Recordings
Arctic Monkeys, A Higher Form But Not Yet Fully Evolved
Washington Post Staff Writer
Wednesday, February 22, 2006; Page C01
Nobody does hype quite like the British music press, which has turned overstatement into an Olympic sport.
But the hyperbolic wags have outdone themselves with the breathless buzz surrounding the Arctic Monkeys, an ascendant post-punk quartet that is, apparently, the greatest U.K. band since the Sex Pistols -- or at the very least, since the Stone Roses. Or Oasis. Or maybe the Verve or the Libertines.
Whatever. NME magazine recently declared the Monkeys' debut, "Whatever People Say I Am, That's What I'm Not," the fifth-greatest British album ever . According to this heretical new NME math, the Monkeys are greater than the Beatles.
To which we say: Bananas!
"Whatever People Say" is certainly an outstanding rock album with plenty of things working in its favor. Ridiculously sharp hooks. Smart, witty lyrics. A cocksure and charismatic singer in 20-year-old Alex Turner. Angular guitar riffs (and the occasional monster-rock power chord) slamming into manic, vaguely funky rhythms.
Brash and boisterous, the CD crackles with unbridled adolescent energy -- so much so that it often sounds as though it's about to combust.
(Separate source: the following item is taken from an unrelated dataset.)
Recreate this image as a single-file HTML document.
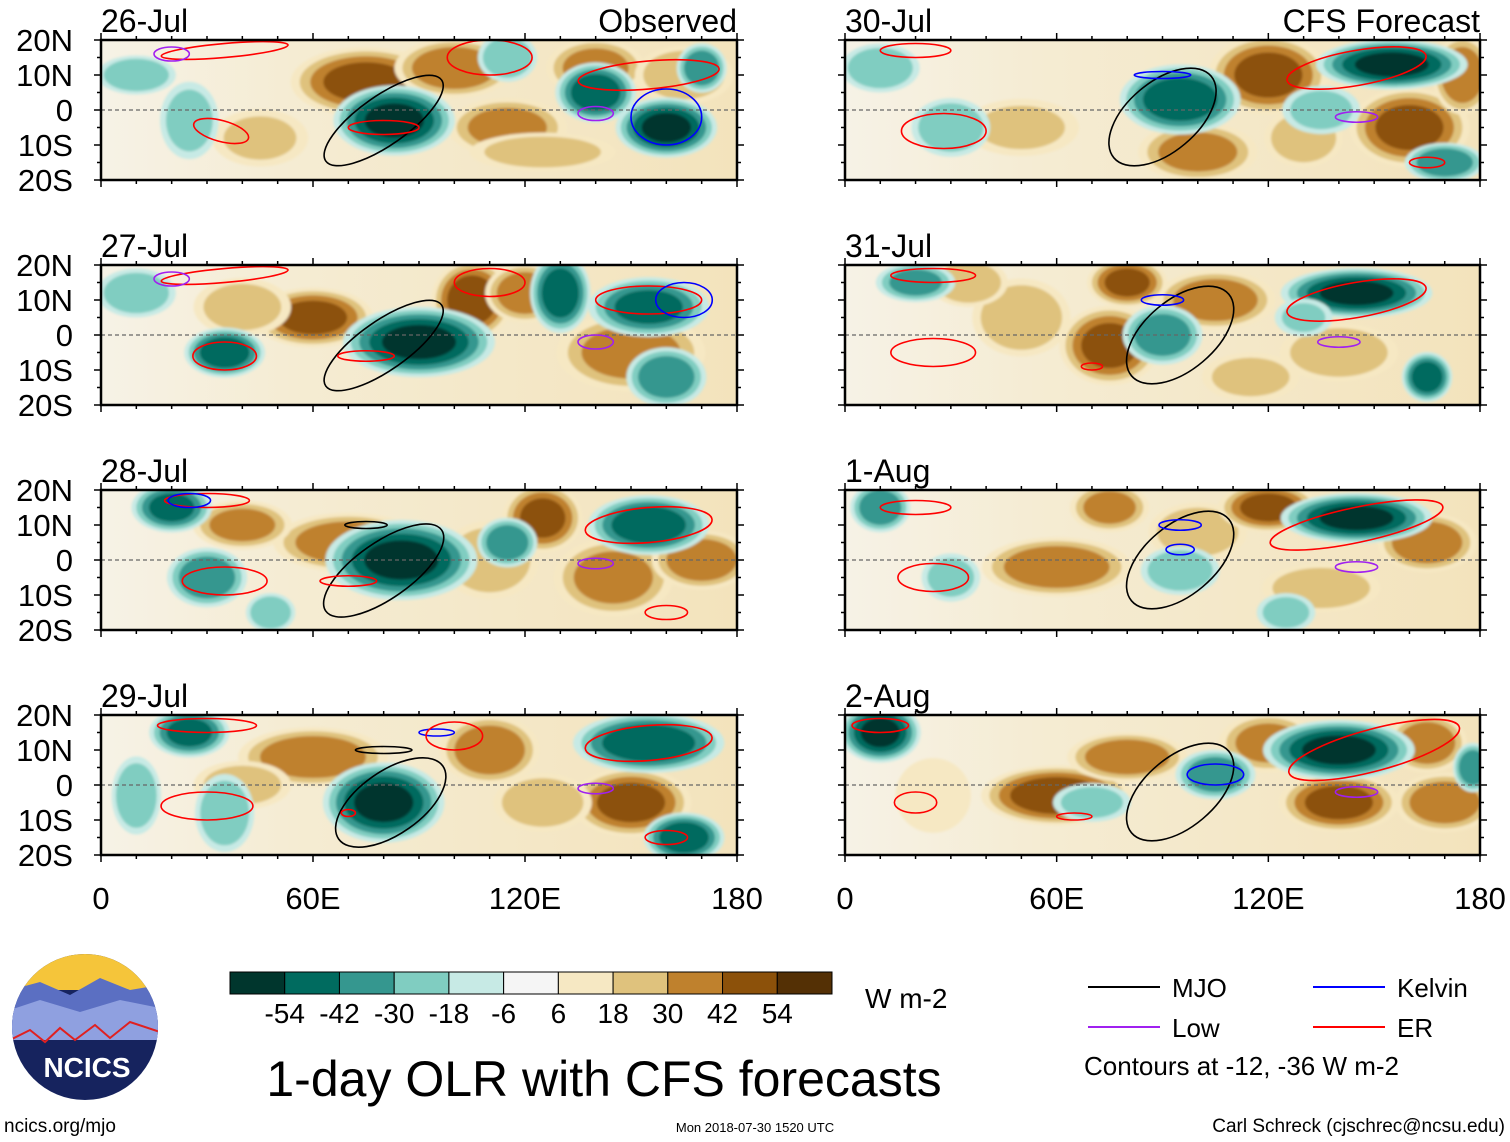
<!DOCTYPE html>
<html><head><meta charset="utf-8">
<style>
body{margin:0;background:#fff;font-family:"Liberation Sans",sans-serif;}
svg{display:block}
</style></head><body>
<svg id="chart" width="1510" height="1142" viewBox="0 0 1510 1142" xmlns="http://www.w3.org/2000/svg" font-family="Liberation Sans, sans-serif">
<defs>
<filter id="soft"><feGaussianBlur stdDeviation="1.2"/></filter>
<linearGradient id="basegrad" x1="0" x2="1" y1="0" y2="0">
<stop offset="0" stop-color="#f6f2e6"/><stop offset="0.3" stop-color="#f5ecd3"/><stop offset="1" stop-color="#f3e3bc"/>
</linearGradient>
</defs>
<g id="panels"></g>
<g id="legendArea"></g>
</svg>
<script>
const panelTitles=["26-Jul","27-Jul","28-Jul","29-Jul","30-Jul","31-Jul","1-Aug","2-Aug"];
const yTickLabels=["20N","10N","0","10S","20S"];
const yTickLats=[20,10,0,-10,-20];
const xTickLabels=["0","60E","120E","180"];
const xTickLons=[0,60,120,180];
const levelValues=[-54,-42,-30,-18,-6,6,18,30,42,54];
const levelColors=["#00362d","#006b5f","#35978f","#80cdc1","#c7eae5","#f5f5f5","#f6e8c3","#dfc27d","#bf812d","#8c510a","#543005"];
// blobs: [lon, lat, radiusLon, radiusLat, OLR anomaly]
const blobs0=[[75,8,15,7,45],[100,12,12,6,40],[115,-5,12,6,35],[140,12,10,6,35],[165,10,10,6,30],[45,-8,10,6,20],[125,-12,15,4,25],[83,-3,12,7,-55],[140,5,8,6,-50],[160,-5,10,6,-55],[10,10,8,4,-30],[25,-3,6,8,-25],[115,15,6,5,-30],[170,12,5,5,-40]];
const blobs1=[[60,5,12,6,45],[105,10,8,8,50],[120,12,8,6,40],[150,-5,15,8,35],[40,8,10,6,25],[90,-2,15,7,-55],[35,-5,8,5,-50],[130,12,6,8,-50],[155,8,12,6,-45],[160,-12,8,6,-40],[10,12,8,5,-30]];
const blobs2=[[70,5,15,6,40],[40,10,10,5,35],[110,0,10,8,30],[125,12,8,7,45],[145,-5,12,8,35],[170,0,10,6,40],[85,0,15,8,-55],[30,-5,8,6,-40],[20,15,8,5,-45],[155,10,12,6,-50],[115,5,6,5,-40],[48,-15,5,4,-30]];
const blobs3=[[60,8,15,6,40],[110,10,10,7,40],[150,-5,12,7,45],[40,0,10,5,25],[125,-5,10,6,30],[80,-5,12,8,-55],[25,15,8,5,-45],[155,12,15,6,-50],[10,-3,5,8,-30],[165,-15,8,5,-50],[35,-8,6,8,-30]];
const blobs4=[[120,10,12,8,45],[160,-5,12,8,45],[100,-12,12,6,35],[50,-5,12,6,20],[130,-8,8,6,30],[175,10,6,8,40],[95,3,12,7,-50],[155,13,15,5,-55],[30,-5,8,6,-30],[10,12,8,5,-30],[135,0,8,5,-25],[170,-15,8,4,-40]];
const blobs5=[[75,-3,10,8,45],[105,10,12,6,40],[140,-5,12,6,30],[50,5,10,8,30],[35,15,8,5,30],[115,-12,10,5,25],[80,15,8,5,45],[90,0,8,6,-40],[145,12,15,5,-55],[20,15,8,4,-35],[165,-12,5,5,-50],[130,5,6,4,-20]];
const blobs6=[[60,-2,15,6,40],[100,8,10,6,30],[120,15,10,5,45],[165,5,10,6,40],[75,15,8,5,35],[135,-8,12,5,30],[145,12,15,5,-55],[10,15,6,5,-40],[95,-3,8,5,-30],[30,-5,6,5,-25],[125,-15,6,4,-25]];
const blobs7=[[60,-3,15,6,50],[80,8,12,5,40],[140,-5,12,6,45],[170,-5,10,6,40],[120,12,10,6,35],[165,12,8,6,40],[25,-3,8,8,15],[10,15,8,6,-55],[140,10,15,6,-55],[105,3,8,5,-40],[70,-5,8,4,-25],[178,5,4,5,-40]];
const allBlobs=[blobs0,blobs1,blobs2,blobs3,blobs4,blobs5,blobs6,blobs7];
// contours: [type, lon, lat, radiusLon, radiusLat, rotationDeg]
const contours0=[["mjo",80,-3,20,7,-35],["er",34,-6,8,3,15],["er",80,-5,10,2,0],["er",35,17,18,2,-5],["er",155,10,20,4,-5],["kel",160,-2,10,8,0],["low",20,16,5,2,0],["low",140,-1,5,2,0],["er",110,15,12,5,0]];
const contours1=[["mjo",80,-3,20,7,-35],["er",35,-6,9,4,0],["er",75,-6,8,1.5,0],["er",35,17,18,2,-5],["er",155,10,15,4,0],["kel",165,10,8,5,0],["low",20,16,5,2,0],["low",140,-2,5,2,0],["er",110,15,10,4,0]];
const contours2=[["mjo",80,-3,20,8,-35],["er",35,-6,12,4,0],["er",70,-6,8,1.5,0],["er",30,17,12,2,0],["er",155,10,18,5,-5],["kel",25,17,6,2,0],["low",140,-1,5,1.5,0],["er",160,-15,6,2,0],["mjo",75,10,6,1,0]];
const contours3=[["mjo",82,-5,18,9,-35],["er",30,-6,13,4,0],["er",70,-8,2,1,0],["er",30,17,14,2,0],["er",155,12,18,5,-5],["kel",95,15,5,1,0],["low",140,-1,5,1.5,0],["er",160,-15,6,2,0],["mjo",80,10,8,1,0],["er",100,14,8,4,0]];
const contours4=[["mjo",90,-2,18,10,-40],["er",28,-6,12,5,0],["er",145,12,20,5,-10],["er",20,17,10,2,0],["low",145,-2,6,1.5,0],["er",165,-15,5,1.5,0],["kel",90,10,8,1,0]];
const contours5=[["mjo",95,0,18,10,-40],["er",25,-5,12,4,0],["er",145,10,20,5,-10],["er",25,17,12,2,0],["low",140,-2,6,1.5,0],["kel",90,10,6,1.5,0],["er",70,-9,3,1,0]];
const contours6=[["mjo",95,0,18,10,-40],["er",25,-5,10,4,0],["er",145,10,25,5,-12],["er",20,15,10,2,0],["low",145,-2,6,1.5,0],["kel",95,10,6,1.5,0],["kel",95,3,4,1.5,0]];
const contours7=[["mjo",95,-2,18,10,-40],["er",20,-5,6,3,0],["er",150,10,25,6,-15],["er",10,17,8,2,0],["low",145,-2,6,1.5,0],["kel",105,3,8,3,0],["er",65,-9,5,1,0]];
const allContours=[contours0,contours1,contours2,contours3,contours4,contours5,contours6,contours7];
const contourColors={mjo:"#000",er:"#ff0000",kel:"#0000ff",low:"#a020f0"};

const NS="http://www.w3.org/2000/svg";
function mk(tag,attrs,parent){const e=document.createElementNS(NS,tag);for(const k in attrs)e.setAttribute(k,attrs[k]);if(parent)parent.appendChild(e);return e;}
function colorFor(v){let i=0;while(i<levelValues.length&&v>levelValues[i])i++;return levelColors[i];}
const panelsG=document.getElementById('panels');
const colX=[101,845],PW=[636,635],rowY=[40,265,490,715],PH=140;
const GROW=1.5;

for(let p=0;p<8;p++){
  const col=p<4?0:1,row=p%4;
  const x0=colX[col],y0=rowY[row],w=PW[col];
  const xs=lon=>x0+lon/180*w, ys=lat=>y0+(20-lat)/40*PH;
  const g=mk('g',{},panelsG);
  
  
  mk('clipPath',{id:'clip'+p},g).appendChild(mk('rect',{x:x0,y:y0,width:w,height:PH}));
  const field=mk('g',{'clip-path':'url(#clip'+p+')'},g);
  mk('rect',{x:x0,y:y0,width:w,height:PH,fill:'url(#basegrad)'},field);
  const fg=mk('g',{filter:'url(#soft)'},field);
  allBlobs[p].forEach(b=>{
    const [lon,lat,rl,ra,v]=b;const a=Math.abs(v),s=Math.sign(v);
    const th=[6,18,30,42,54].filter(t=>t<a);
    th.forEach(t=>{
      const sc=Math.sqrt(1-t/(a+14));
      const e=mk('ellipse',{cx:xs(lon),cy:ys(lat),rx:rl*GROW/180*w*sc,ry:ra*GROW/40*PH*sc,fill:colorFor(s*(t+1))},fg);
      
      
    });
  });
  mk('line',{x1:x0,x2:x0+w,y1:ys(0),y2:ys(0),stroke:'#666','stroke-dasharray':'4,3','stroke-width':1.2},field);
  allContours[p].forEach(c=>{
    const [t,lon,lat,rl,ra,rot]=c;
    const e=mk('ellipse',{cx:xs(lon),cy:ys(lat),rx:rl/180*w,ry:ra/40*PH,fill:'none',stroke:contourColors[t],'stroke-width':1.6,transform:`rotate(${rot} ${xs(lon)} ${ys(lat)})`},field);
    
    
  });
  mk('rect',{x:x0,y:y0,width:w,height:PH,fill:'none',stroke:'#000','stroke-width':2.5},g);
  for(let lon=0;lon<=180;lon+=10){
    const L=lon%60===0?7:4;
    mk('line',{x1:xs(lon),x2:xs(lon),y1:y0-L,y2:y0,stroke:'#000','stroke-width':1.5},g);
    mk('line',{x1:xs(lon),x2:xs(lon),y1:y0+PH,y2:y0+PH+L,stroke:'#000','stroke-width':1.5},g);
  }
  for(let lat=-20;lat<=20;lat+=5){
    const L=lat%10===0?7:4;
    mk('line',{x1:x0-L,x2:x0,y1:ys(lat),y2:ys(lat),stroke:'#000','stroke-width':1.5},g);
    mk('line',{x1:x0+w,x2:x0+w+L,y1:ys(lat),y2:ys(lat),stroke:'#000','stroke-width':1.5},g);
  }
  const tt=mk('text',{x:x0,y:y0-8,'font-size':32},g);tt.textContent=panelTitles[p];
  
  if(row===0){const h=mk('text',{x:x0+w,y:y0-8,'font-size':32,'text-anchor':'end'},g);h.textContent=col===0?'Observed':'CFS Forecast';
    }
  if(col===0){yTickLats.forEach((lat,i)=>{const t=mk('text',{x:73,y:ys(lat)+11,'font-size':31,'text-anchor':'end'},g);t.textContent=yTickLabels[i];
    });}
  if(row===3){xTickLons.forEach((lon,i)=>{const t=mk('text',{x:xs(lon),y:909,'font-size':31,'text-anchor':'middle'},g);t.textContent=xTickLabels[i];
    });}
}

// colorbar
const lg=document.getElementById('legendArea');
const cbX=230,cbW=602,cbY=972,cbH=22,n=levelColors.length,bw=cbW/n;
levelColors.forEach((c,i)=>{const r=mk('rect',{x:cbX+i*bw,y:cbY,width:bw,height:cbH,fill:c,stroke:'#000','stroke-width':1},lg);
  });
levelValues.forEach((v,i)=>{const t=mk('text',{x:cbX+(i+1)*bw,y:1023,'font-size':28,'text-anchor':'middle'},lg);t.textContent=v;
  });
let t=mk('text',{x:865,y:1008,'font-size':28},lg);t.textContent='W m-2';
t=mk('text',{x:604,y:1096,'font-size':50,'text-anchor':'middle'},lg);t.textContent='1-day OLR with CFS forecasts';
const leg=[["MJO","#000",1088,987],["Kelvin","#0000ff",1313,987],["Low","#a020f0",1088,1027],["ER","#ff0000",1313,1027]];
leg.forEach(l=>{mk('line',{x1:l[2],x2:l[2]+72,y1:l[3],y2:l[3],stroke:l[1],'stroke-width':2},lg);
  const tx=mk('text',{x:l[2]+84,y:l[3]+10,'font-size':26},lg);tx.textContent=l[0];});
t=mk('text',{x:1084,y:1075,'font-size':26},lg);t.textContent='Contours at -12, -36 W m-2';
t=mk('text',{x:4,y:1132,'font-size':19},lg);t.textContent='ncics.org/mjo';
t=mk('text',{x:755,y:1132,'font-size':13,'text-anchor':'middle'},lg);t.textContent='Mon 2018-07-30 1520 UTC';
t=mk('text',{x:1505,y:1132,'font-size':19,'text-anchor':'end'},lg);t.textContent='Carl Schreck (cjschrec@ncsu.edu)';
// logo
const logo=mk('g',{},lg);
mk('clipPath',{id:'logoclip'},logo).appendChild(mk('circle',{cx:85,cy:1027,r:73}));
const lc=mk('g',{'clip-path':'url(#logoclip)'},logo);
mk('rect',{x:10,y:950,width:150,height:160,fill:'#16235e'},lc);
mk('rect',{x:10,y:950,width:150,height:40,fill:'#f5c53a'},lc);
mk('path',{d:'M10 990 L40 982 L70 995 L100 978 L130 990 L160 985 L160 1040 L10 1040Z',fill:'#5b6fc2'},lc);
mk('path',{d:'M10 1010 L40 1000 L80 1012 L120 1000 L160 1008 L160 1040 L10 1040Z',fill:'#8fa0e0'},lc);
mk('path',{d:'M10 1040 L30 1030 L45 1042 L60 1028 L75 1040 L95 1025 L110 1038 L130 1022 L160 1032',fill:'none',stroke:'#e02020','stroke-width':2},lc);
t=mk('text',{x:87,y:1077,'font-size':28,'font-weight':'bold',fill:'#fff','text-anchor':'middle'},logo);t.textContent='NCICS';
</script>
</body></html>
It's the most exciting new album to have roared through my headphones since, well, the start of this year (whatever that's worth). It's also the fastest-selling debut recording in the history of the British Isles.
It is not , however, the fifth-greatest British album of all time . . . unless "time" began roughly around that fateful day on which the Spice Girls called it quits.
Post-punk has since become king in the U.K. (and in some corners of this country, too), with the Kaiser Chiefs, Bloc Party, the Strokes et al. bashing and burning their way across the musical landscape. You'll find the Arctic Monkeys hanging from one of the very highest branches on that same stylistic tree.
If they're the next big any thing, in fact, the Monkeys are a younger, less caustic and even more promising version of their label mates Franz Ferdinand. This is a very, very good thing, inasmuch as Franz Ferdinand is one of the better bands in contemporary rock, with two superlative albums to its credit. But it hardly means that "Whatever People Say" is as transformative as, for instance, the Beatles' "Revolver."
No shame in that, though.
After nearly being swallowed whole by the hoopla (even Mick Jagger has professed his love), the Arctic Monkeys get down to the business of making music, introducing themselves on the album opener, "The View From the Afternoon." In that deliciously, distinctively British voice of his, Turner sings, haltingly: "Anticipation has the habit to set you up/For disappointment in the evening entertainment but/Tonight there'll be some love/Tonight there'll be a ruckus, yeah/Regardless of what's come before."
The lyric could pass for something like the Monkeys' motto. And the song itself makes for a terrific first impression -- frenetic and full of attitude, with a delightful surprise: a minute-long coda that comes crashing down just as you've started to catch your breath.
The album is, principally, about being a young man in northern England, where life apparently revolves around girls, nightclubs and, especially, girls in said clubs. And so you have Turner singing about running the velvet-rope gantlet on "From the Ritz to the Rubble" ("Last night these two bouncers/And one of em's all right/The other one's the scary one/His way or no way, totalitarian"), and then about what happens once you get past security: the boys eyeballing the girls (on the exceedingly infectious "I Bet You Look Good on the Dancefloor"), the lads getting cold feet ("Dancing Shoes"), the inevitable brushoffs ("Still Take You Home"), the police harassment on the way home ("Riot Van," a quiet, meditative standout).
On "Fake Tales of San Francisco," Turner suffers through a performance by a "super-cool band" that's anything but. So phony is the group, so wretched is the music, that when one girl's cell phone rings, she sprints out the door, liberated at last. " 'Oh you've saved me,' she screams down the line," Turner sneers. " 'The band weren't very good/And I'm not having a nice time.' "
Obviously, that band was not the Arctic Monkeys, who are great sports for at least partly living up to the hype.
The Arctic Monkeys are scheduled to appear March 27 at the 9:30 club.